T. Rowe Price Global Government Bond Fund
100 East Pratt Street
Baltimore, Maryland 21202

Dear Sirs:

      T. Rowe Price International Funds, Inc., a Maryland corporation (the
"Corporation"), on behalf of one of its designated series, T. Rowe Price
Global Government Bond Fund is filing with the Securities and Exchange
Commission (the "Commission") Post-Effective Amendment No. 44 to its
Registration Statement under the Securities Act of 1933 (the "Act") on
Form N-1A (Securities Act File No. 2-65539) relating, among other things,
to the registration under the Act of 971,387 additional shares of Capital
Stock, par value one cent ($.01) per share (the "additional shares"),
which are to be offered and sold by the Corporation in the manner and on
the terms set forth in the Prospectus current and effective under the Act
at the time of sale.  942,241 of the additional shares are previously
outstanding shares of Capital Stock, par value one cent ($.01) per share,
of the Corporation which were redeemed by the Corporation during the
fiscal year ended December 31, 1993 but have not previously been used by
the Corporation for a reduction pursuant to paragraph (a) of Rule 24e-2
under the Investment Company Act of 1940 (the "1940 Act") in all previous
filings of post-effective amendments during the current year or pursuant
to paragraph (c) of Rule 24f-2 under the 1940 Act in all previous filings
during its current fiscal year.  

      We have, as counsel, participated in various corporate and other
proceedings relating to the Corporation and to the  proposed issuance of
the additional shares.  We have examined copies, either certified or
otherwise proven to our satisfaction to be genuine, of its Charter and By-
Laws, as currently in effect, and a certificate dated February 3, 1994
issued by the Department of Assessments and Taxation of the State of
Maryland, certifying the existence and good standing of the Corporation. 
We have also reviewed the Post-Effective Amendment No. 44 on Form N-1A
being filed by the Corporation, and are generally familiar with the
corporate affairs of the Corporation.
<PAGE>
      Based upon the foregoing, it is our opinion that:

      A.    The Corporation has been duly organized and is legally
existing under the laws of the State of Maryland.

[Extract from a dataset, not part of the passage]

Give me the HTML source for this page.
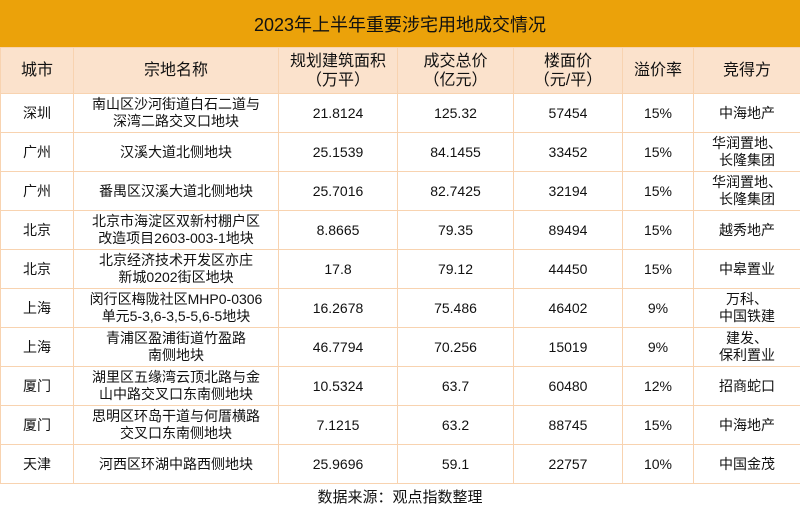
<!DOCTYPE html>
<html><head><meta charset="utf-8"><style>
body{margin:0;width:800px;height:520px;overflow:hidden;background:#fff;font-family:"Liberation Sans","Noto Sans CJK SC",sans-serif;color:#111}
#title{position:absolute;left:0;top:0;width:800px;height:47px;background:#EBA20A;display:flex;align-items:center;justify-content:center;font-size:18px}
table{position:absolute;left:0;top:47px;border-collapse:collapse;table-layout:fixed;width:800px}
td,th{border:1px solid #F8D3B0;text-align:center;padding:0;line-height:17px;font-size:14px;font-weight:normal}
th{background:#FBE2CC;height:45px;font-size:16px;line-height:19px}
td{height:38px}
#foot{position:absolute;left:0;top:486px;width:800px;height:24px;text-align:center;font-size:15px;line-height:24px}
</style></head><body>
<div id="title">2023年上半年重要涉宅用地成交情况</div>
<table>
<colgroup><col style="width:73px"><col style="width:205px"><col style="width:119px"><col style="width:116px"><col style="width:109px"><col style="width:71px"><col style="width:107px"></colgroup>
<tr><th>城市</th><th>宗地名称</th><th>规划建筑面积<br>（万平）</th><th>成交总价<br>（亿元）</th><th>楼面价<br>（元/平）</th><th>溢价率</th><th>竞得方</th></tr>
<tr><td>深圳</td><td>南山区沙河街道白石二道与<br>深湾二路交叉口地块</td><td>21.8124</td><td>125.32</td><td>57454</td><td>15%</td><td>中海地产</td></tr>
<tr><td>广州</td><td>汉溪大道北侧地块</td><td>25.1539</td><td>84.1455</td><td>33452</td><td>15%</td><td>华润置地、<br>长隆集团</td></tr>
<tr><td>广州</td><td>番禺区汉溪大道北侧地块</td><td>25.7016</td><td>82.7425</td><td>32194</td><td>15%</td><td>华润置地、<br>长隆集团</td></tr>
<tr><td>北京</td><td>北京市海淀区双新村棚户区<br>改造项目2603-003-1地块</td><td>8.8665</td><td>79.35</td><td>89494</td><td>15%</td><td>越秀地产</td></tr>
<tr><td>北京</td><td>北京经济技术开发区亦庄<br>新城0202街区地块</td><td>17.8</td><td>79.12</td><td>44450</td><td>15%</td><td>中皋置业</td></tr>
<tr><td>上海</td><td>闵行区梅陇社区MHP0-0306<br>单元5-3,6-3,5-5,6-5地块</td><td>16.2678</td><td>75.486</td><td>46402</td><td>9%</td><td>万科、<br>中国铁建</td></tr>
<tr><td>上海</td><td>青浦区盈浦街道竹盈路<br>南侧地块</td><td>46.7794</td><td>70.256</td><td>15019</td><td>9%</td><td>建发、<br>保利置业</td></tr>
<tr><td>厦门</td><td>湖里区五缘湾云顶北路与金<br>山中路交叉口东南侧地块</td><td>10.5324</td><td>63.7</td><td>60480</td><td>12%</td><td>招商蛇口</td></tr>
<tr><td>厦门</td><td>思明区环岛干道与何厝横路<br>交叉口东南侧地块</td><td>7.1215</td><td>63.2</td><td>88745</td><td>15%</td><td>中海地产</td></tr>
<tr><td>天津</td><td>河西区环湖中路西侧地块</td><td>25.9696</td><td>59.1</td><td>22757</td><td>10%</td><td>中国金茂</td></tr>
</table>
<div id="foot">数据来源：观点指数整理</div>
</body></html>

      B.    The Corporation is authorized to issue one billion
(1,000,000,000) shares of Capital Stock, par value one cent ($0.01) per
share.  Under Maryland law, (a) the number of authorized shares may be
increased or decreased by action of the Board of Directors and (b) shares
which were issued and which have subsequently been redeemed by the
Corporation are, by virtue of such redemption, restored to the status of
authorized and unissued shares.

      C.    Subject to the effectiveness under the Act of the
above-mentioned Post-Effective Amendment No. 44, upon issuance of the
additional shares within the limits prescribed by the Charter of the
Corporation for a consideration of not less than the par value thereof,
and not less than the net asset value thereof, the additional shares will
be legally issued and outstanding and fully paid and non-assessable.

      We hereby consent to the filing of this Opinion with the Securities
and Exchange Commission as part of the above-mentioned Post-Effective
Amendment to the Registration Statement, the reference to our firm as
counsel in the prospectus of the Corporation, and to the filing of this
Opinion as part of an application for registration of the Corporation, its
Capital Stock, or both, under the securities law of any state.  In giving
this consent we do not admit that we come within the category of persons
whose consent is required under Section 7 of the Act.

      We are members of the Bar of the State of New York and do not hold
ourselves out as being conversant with the laws of any jurisdiction other
than those of the United States of America and the State of New York.  We
note that we are not licensed to practice law in the State of Maryland,
and to the extent that any opinion herein involves the law of Maryland,
such opinion should be understood to be based solely upon our review of
the documents referred to above, the published statutes of the State of
Maryland and, where applicable, published cases, rules or regulations of
regulatory bodies of that State.


                                 Very truly yours,



                                 /s/ Shereff, Friedman, Hoffman & Goodman







                                Exhibit B
                            February 22, 1994



Securities and Exchange Commission
Judiciary Plaza
450 Fifth Street, N.W.
Washington, D.C.  20549


            Re: File Number 2-65539
                T. Rowe Price Global Government Bond Fund


Gentlemen:

     As Legal Counsel for T. Rowe Price Associates, Inc., I work on
various matters involving the T. Rowe Price Global Government Bond Fund
("Registrant") and, in this connection, have read and reviewed
Post-Effective Amendment No. 44 to the Registrant's Registration
Statement, Form N-1A (SEC File Number 2-65539). 

     In accordance with the provisions of paragraphs (b)(3) and (e) of
Rule 485 under the Securities Act of 1933, as amended, I hereby represent
that (i) no material event requiring disclosure in the Registrant's
Prospectus, other than the one listed in paragraph (b)(1) of Rule 485, has
occurred since the effective date of the Registrant's most recent
Post-Effective Amendment No. 43 and (ii) Post-Effective Amendment No. 44
does not contain any disclosures which would render such Amendment
ineligible to become effective pursuant to paragraph (b) of Rule 485.